I am no lawyer nor even a law student, but my layman's understand of things tells me that in the law specific phrases and concepts have specific meanings and can't always be interchanged. Though that doesn't mean the administration can't assert that things mean whatever they want it to mean, or atleast whatever they think the public might politically accept.
* At least some US soldiers are kidnapping the wives of men believed to be insurgents in an effort to leverage their husbands to turn themselves in. It's hard to tell from the article whether this practice is an example of isolated incidents on the ground or indicative of a more generally accepted method. Either way, I'm pretty sure it violates the words of the Geneva Conventions.
* NASA is trying to quiet one of its top scientists as he is speaking out against greenhouse emissions and their role in climate change. NASA's office of public affairs wants to "review his coming lectures, papers, postings on the Goddard Web site and requests for interviews from journalists." This is interesting too:
The fresh efforts to quiet him, Dr. Hansen said, began in a series of calls after a lecture he gave on Dec. 6 at the annual meeting of the American Geophysical Union in San Francisco. In the talk, he said that significant emission cuts could be achieved with existing technologies, particularly in the case of motor vehicles, and that without leadership by the United States, climate change would eventually leave the earth "a different planet." The administration's policy is to use voluntary measures to slow, but not reverse, the growth of emissions.
What a coincidence, this happened soon after he directly criticized the administration. Hmmmm. That's strange.
* A conference is being held this week in Virgina about if there is a set of ethics for the espionage community, and if there is, what should it be. Sound like it would be damn interesting to attend, a real cross-section of moral philosophy and the nuts and bolts of geo-political trench warfare.
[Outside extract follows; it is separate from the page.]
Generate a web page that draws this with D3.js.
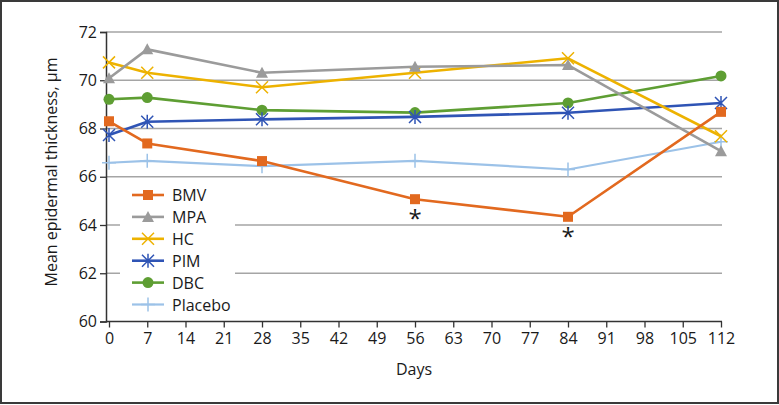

* The release of a video tape of two kidnapped Germans in Iraq is a sad reminder of not only how chaotic things seem to be over there, but also how helpless I feel in the face of it over here.
* This is everywhere over the liberal blogosphere, but I'll post it too. The Bush Administration has backed an Iran introduced motion to deny two gay rights groups a voice in the UN.
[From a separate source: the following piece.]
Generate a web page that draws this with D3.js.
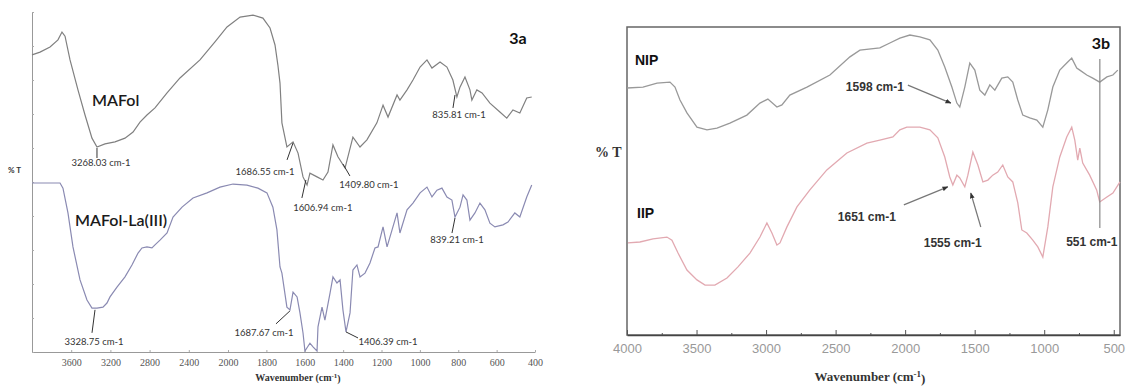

* It does seem that the Left blogosphere is not going to allow the Right Wing Noise Machine to be the only team in town working the media refs. Part of me recoils at playing with the fire of right wing tactics, part of me punches that other part of me and screams "it's about time we had our own watchers watching the watchers." I'm remind of something Todd Gitlin said in a recent Nation article about Campus Progress:
I asked the former president of Students for a Democratic Society, Todd Gitlin, now a professor at the Columbia School of Journalism, for his thoughts about the trends on the new student left. "I think there's a desire for results, a hard-bitten realism," says Gitlin. "The primary goal is not some sort of symbolic display, or some sort of posture or attitude, but results. If that's what it means, then I applaud the turn to practicality. Today the far right is in charge, and I don't think you can create the possibility of broad-based radicalism until you defeat the far right. Put the center in power and then you have the possibility--or the luxury--of radicalism."
Seems to be the trend for Progessives at the moment. First we need to push back, then once we've gained our ground, we can advocate for the policies we think are better. Of course this involves many factors, including the battles over narratives in the news cycle and the battle for voters in elections. (sorry for the overuse of the war analogy, I know it's a sign of weak word choice.)
* Here's an article in The Post about some of the tensions between activist liberal blogs and more traditional Democratic insiders. My first impression is that the article creates the impression of the blogosphere as a monolithic entity, when really it is all kinds of people approaching things from all kinds of angles. I don't deny that there is coordination between some blogs on some issues, but I'd classify that as a case by case basis. In the instance of complaining about the choice of Tim Kaine to voice the Democrats pushback of the State of the Union, I definitely didn't see that as a unified criticism in the blogs, though there certainly was plenty of outcry. Also, the author of the article, Jim VandeHei, groups Code Pink in with the blogs because they use their website as part of their activism, but from what I can tell, they don't actually have a blog, and unlike most blogs, they are an organization brought together specifically for activism, while blogs are more like a citizen's group gathered at a local bar to discuss politics (see Drinking Liberally). A website is not the same as a blog, or at least, a blog is a specific kind of website. Most press discussions about blogs that I have read have not given the sense of blogs that I get from reading them. Perhaps the best discussion of the political potential for progressive blogs that I have read is this essay by Peter Daou, Kerry's point man on blog outreach and the creator of the Daou Report.
* And finally, in other news, Skye Friday triumphantly returns!